Talking About Art
Robert Frost gave countless public readings of his poems to earn a living, but when audience members asked what a poem meant, he declined: "I tell them that if I wanted them to know what I was saying I would have told them." Frost worked painstakingly to find the particular sounds and rhythms that would allow his poems to express his perceptions, and he wanted others to experience them first-hand, without commentary that might distract from the poem itself. When Alfred Stieglitz was asked about the meaning of his photographs, he replied that "if the artist could explain in words what he has made, he would not have had to create it." Experimental innovators generally believe that the most important elements of their work are not subject to analysis or articulation. Francis Bacon remarked that "if you could explain your painting you would be explaining your instincts." And after describing how he conceived his designs, Frank Lloyd Wright reflected that "Of course what is most vitally important in all that I have tried to say and explain cannot be explained at all." Thinking of working in his studio surrounded by assistants, he mused that "in this searching process may be seen the architect's mind at work, as boys in the studio would crowd around and participate in it... Certain hints coming through between the lines that may help someone who needs help in comprehending what planning a building really means."
Thus experimental creativity could be witnessed, but not verbalized. When five leading Abstract Expressionist painters founded an art school in New York in the late 1940s, they offered no formal courses, because, as Robert Motherwell explained, "in a basic sense art cannot be taught." They believed that "The way to learn to paint is to hang around artists," and this was the opportunity their school would provide. Frost, Stieglitz, Bacon, Wright, and Motherwell all held the experimental conviction that works of art make their statements in a particular form, that cannot be communicated in any other way - hence Frost's celebrated definition of poetry as "that which is lost out of both prose and verse in translation."
Conceptual artists more often believe that the messages of their works can be translated. Jean-Luc Godard, for example, considers film the best way to express his ideas, but not the only way: "Were the cinema to disappear, I would simply accept the inevitable and turn to television; were television to disappear, I would revert to pencil and paper." No genre stood entirely apart, "For there is a clear continuity between all forms of expression. It's all one."

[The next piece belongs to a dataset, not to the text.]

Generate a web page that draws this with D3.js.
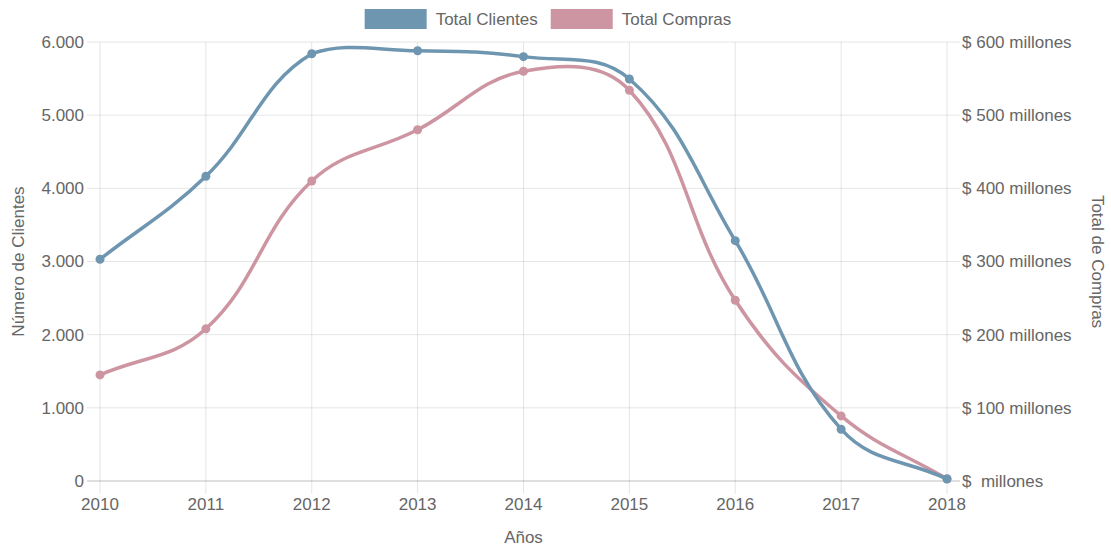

Conceptual artists are also more inclined to use written texts to accompany their works in other genres. In 1883, Vincent van Gogh wrote to his brother, "One of these days I will write you a letter; I shall write it carefully and try to make it short, but say everything I think necessary. You might keep that letter then, so that in case you should meet somebody who might be induced to buy some of my studies, you could tell that man my own thoughts and intentions exactly. My thought in this being especially: one of my drawings taken separately will never give satisfaction in the long run, but a number of studies, however different in detail they may be, will nevertheless complement each other." Van Gogh was a prototype of a kind of artist who would become more common later in the modern era, a conceptual innovator who created a personal symbolic language that held specific meanings for him, that would not be apparent to others unless they studied many of his works.
Van Gogh's suggestion that he would write a text explaining his art to potential buyers presaged a significant development in the art of the next century. Published statements by painters on behalf of their art became so numerous in the first half of the 20th century that the critic Arthur Danto named this the Age of Manifestos. Hundreds of these manifestos were produced by conceptual artists, who used them to publicize their work, to explain their innovations to collectors, and to assert their superiority to earlier movements. The key to the effectiveness of many of these manifestos was the highly theoretical goals and practices of the artists involved: theory often preceded practice, and indeed overshadowed it. Thus Marjorie Perloff observed of one example that "the real point is that theory IS the practice... To talk about art became equivalent to making it." And to read about art became equivalent to seeing it, so that conceptual innovations could diffuse much more rapidly and widely than previously. The nearly complete absence of experimental innovators from this outpouring of texts is not surprising, for perceptions are less easily verbalized than ideas, and artistic seekers are acutely aware of this. Thus when the bookish Robert Motherwell pondered the failure of Abstract Expressionism to produce a manifesto, he reflected that "the very nature of the manifesto is to affirm forcefully and unambiguously, and not to express the existential doubt and the anxiety that we all felt. Certain kinds of paintings are easier to describe and to evoke (and perhaps to make) than others."